By Debra Sweet
Nine years old this coming week, the U.S. occupation of Afghanistan is in the news for 1) Pakistan attacking NATO supply convoys crossing their border into Afghanistan because a NATO airstrike killed 3 of their soldiers; 2) a book by Bob Woodward reveals severe splits at the top of the U.S. government, and in the military, over what to do about the failing war, and 3) hearings at Ft. Lewis-McCord on charges that members of an Army Stryker Brigade engaged in killing Afghan civilians for sport.
Protests aimed at stopping war occupation are planned for this week, in New York City, for October 16 in Chicago, and elsewhere we’re urging people to show the Collateral Murder video. One protest to be seen by millions is the ad signed by 2600+ to be published in The New York Times later this week.
Mark Benjamin wrote in Salon that Adam Winfield, a member of the Brigade, wrote his father last February, “Theres (sic) no one in this platoon that agrees this is wrong.”
Winfield is one of five soldiers in an Army Stryker Brigade from Joint Base Lewis-McCord, near Tacoma, that the Army has accused of being involved in the murders of at least three civilians in Afghanistan between January and May. Details have emerged about rampant drug use in Winfield’s platoon of around 30 soldiers, and of troops posing for photos with corpses. Soldiers in the unit say the alleged ringleader in the murders, Staff Sgt. Calvin Gibbs, severed and collected body parts, including teeth and fingers, apparently to make a necklace. Members of the platoon allegedly used drop weapons to cover up their crimes.
It’s too early to blame what occurred in Winfield’s platoon on soldiers’ moral compasses spinning out of control after repeated, violent tours in Iraq and Afghanistan (Gibbs was on his third combat tour). But it is easy to imagine that seemingly endless wars contributed to the moral turpitude Winfield described to his father.
It’s no stretch to say that the pervasive climate created in this country after 9-11 that anyone living in the war zone was an “enemy” led to mass killings in Iraq, Afghanistan, and now is standard operating procedure for US/NATO conduct towards Pakistan. Army basic training where recruits were led in jodies of “kill the hajis” lead to killing Afghan civilians. Ethan McCord, who exposed and opposed his orders to return 360degree fire and many other returned vets tell us about what they were ordered to do.
Afghan civilian deaths are up; U.S. casualties are up, and no end in sight.
But hey, it’s really your problem, according to Barack Obama, campaigning for Democrats this fall.
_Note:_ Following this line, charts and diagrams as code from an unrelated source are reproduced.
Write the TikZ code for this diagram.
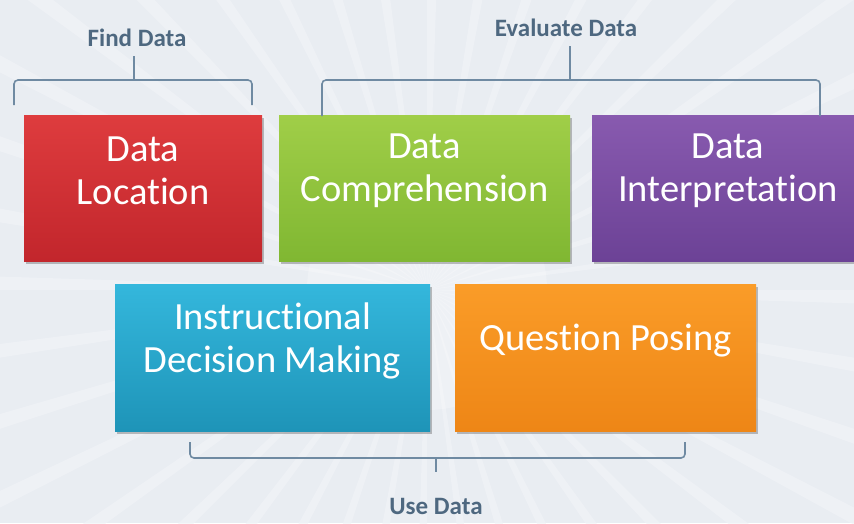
\documentclass[tikz,border=0pt]{standalone}
\usepackage{fontspec}
\setmainfont{Carlito}[Ligatures=NoCommon]
\usetikzlibrary{shadows}
\definecolor{bgc}{HTML}{E9EDF2}
\definecolor{rayc}{HTML}{F1F3F7}
\definecolor{brc}{HTML}{6F8AA2}
\definecolor{lblc}{HTML}{4E6880}
\tikzset{
  box/.style={minimum height=146pt, inner sep=0pt, draw=none,
    drop shadow={shadow xshift=2pt, shadow yshift=-3pt, opacity=0.35, fill=black!70}},
  boxtext/.style={text=white, font=\fontsize{38.5}{43}\selectfont, align=center, inner sep=0pt},
  lbl/.style={text=lblc, font=\fontsize{25}{30}\selectfont\bfseries, inner sep=0pt},
  brace/.style={draw=brc, line width=1.6pt, rounded corners=4pt}
}
\begin{document}
\begin{tikzpicture}[x=1pt,y=-1pt]
\useasboundingbox (0,0) rectangle (854,523);
\clip (0,0) rectangle (854,523);
\fill[bgc] (0,0) rectangle (854,523);
\foreach \a in {0,9,...,351}{
  \fill[rayc, opacity=0.7] (427,290) -- ++(\a:700) -- ++(\a+90:22) -- cycle;
}
\fill[white, opacity=0.25] (427,290) circle (120);
% boxes
\node[box, minimum width=238pt, top color={rgb,255:red,222;green,60;blue,62}, bottom color={rgb,255:red,194;green,38;blue,44}] (loc) at (143,188) {};
\node[box, minimum width=291pt, top color={rgb,255:red,160;green,206;blue,72}, bottom color={rgb,255:red,128;green,183;blue,50}] (comp) at (424.5,188) {};
\node[box, minimum width=272pt, top color={rgb,255:red,136;green,90;blue,175}, bottom color={rgb,255:red,108;green,66;blue,150}] (interp) at (728,188) {};
\node[box, minimum width=315pt, minimum height=147pt, top color={rgb,255:red,52;green,183;blue,220}, bottom color={rgb,255:red,30;green,148;blue,184}] (idm) at (272.5,357.5) {};
\node[box, minimum width=301pt, minimum height=147pt, top color={rgb,255:red,250;green,156;blue,40}, bottom color={rgb,255:red,238;green,134;blue,22}] (qp) at (605.5,357.5) {};
% texts
\node[boxtext] (locT) at ([yshift=17pt]loc.center) {Data\\Location};
\node[boxtext] (compT) at ([yshift=17pt]comp.center) {Data\\Comprehension};
\node[boxtext] (interpT) at ([yshift=17pt]interp.center) {Data\\Interpretation};
\node[boxtext] (idmT) at ([yshift=17pt]idm.center) {Instructional\\Decision Making};
\node[boxtext] (qpT) at ([yshift=17pt]qp.center) {Question Posing};
% labels
\node[lbl] (find) at (137,38) {Find Data};
\node[lbl] (eval) at (566,28) {Evaluate Data};
\node[lbl] (use) at (436,506) {Use Data};
% brackets
\coordinate (f1) at (14,105); \coordinate (f2) at (252,105); \coordinate (fm) at (134,56);
\draw[brace] (f1) -- (14,80) -- (252,80) -- (f2);
\draw[brc, line width=1.6pt] (134,80) -- (fm);
\coordinate (e1) at (322,116); \coordinate (e2) at (820,116); \coordinate (em) at (570,46);
\draw[brace] (e1) -- (322,80) -- (820,80) -- (e2);
\draw[brc, line width=1.6pt] (570,80) -- (em);
\coordinate (u1) at (190,442); \coordinate (u2) at (685,442); \coordinate (um) at (436,472);
\draw[brace] (u1) -- (190,458) -- (685,458) -- (u2);
\draw[brc, line width=1.6pt] (436,458) -- (um);
\end{tikzpicture}
\end{document}
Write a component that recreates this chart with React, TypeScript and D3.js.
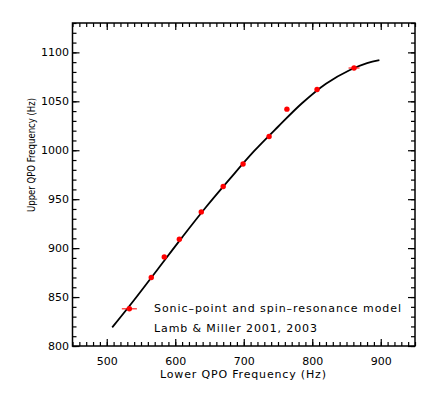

At the end of an interview with Rolling Stone last month, he came back into the room, and pointedly went after “any Democrat or progressive” who is complaining about what he’s not gotten done.
We have to get folks off the sidelines. People need to shake off this lethargy, people need to buck up. Bringing about change is hard — that’s what I said during the campaign. It has been hard, and we’ve got some lumps to show for it. But if people now want to take their ball and go home, that tells me folks weren’t serious in the first place.
I feel insulted by Obama’s remarks, for all those progressives who, serious about change, voted for Obama, under the delusion that he represented real change. Here you have a leader who’s dead serious about commanding the US empire, with all that implies, chastising his base because they allowed themselves to be bamboozled. And they want you to go for it again.
World Can’t Wait ran into some of those folks yesterday at the One Nation rally for jobs, education and healthcare on the Mall. They were brought by the unions and the NAACP to ask for the change they had voted for. We decided to go right for one of the burning contradictions right now: the winner of the Nobel Peace Prize expanding a war, issuing an order to assassinate a US citizen, defending the Bush regime torture lawyers in court on the basis of “state secrets” and “national security.”
Wearing orange jumpsuits, World Can’t Wait activists held a banner saying “War Crimes Must Be Stopped – No Matter Who Does Them.” That would have been widely accepted, except for the mugshots of Bush and Obama. “How dare you say that about My President?” “That’s not true!” said others. Hundreds, or thousands, snapped photos, argued, put dollars in the bucket, came back for our flyers, threw the flyers down, patted us on the back. Some said “you should have been here when Bush was around.”
Hmmmm. We were here, against the crimes of the Bush regime. It’s just that you have to be consistent if you really are serious about stopping these unjust, immoral wars.
I’m looking forward to seeing those outrageous mugshots side by side in The New York Times this week. Imagine the discussion at breakfast tables across the country.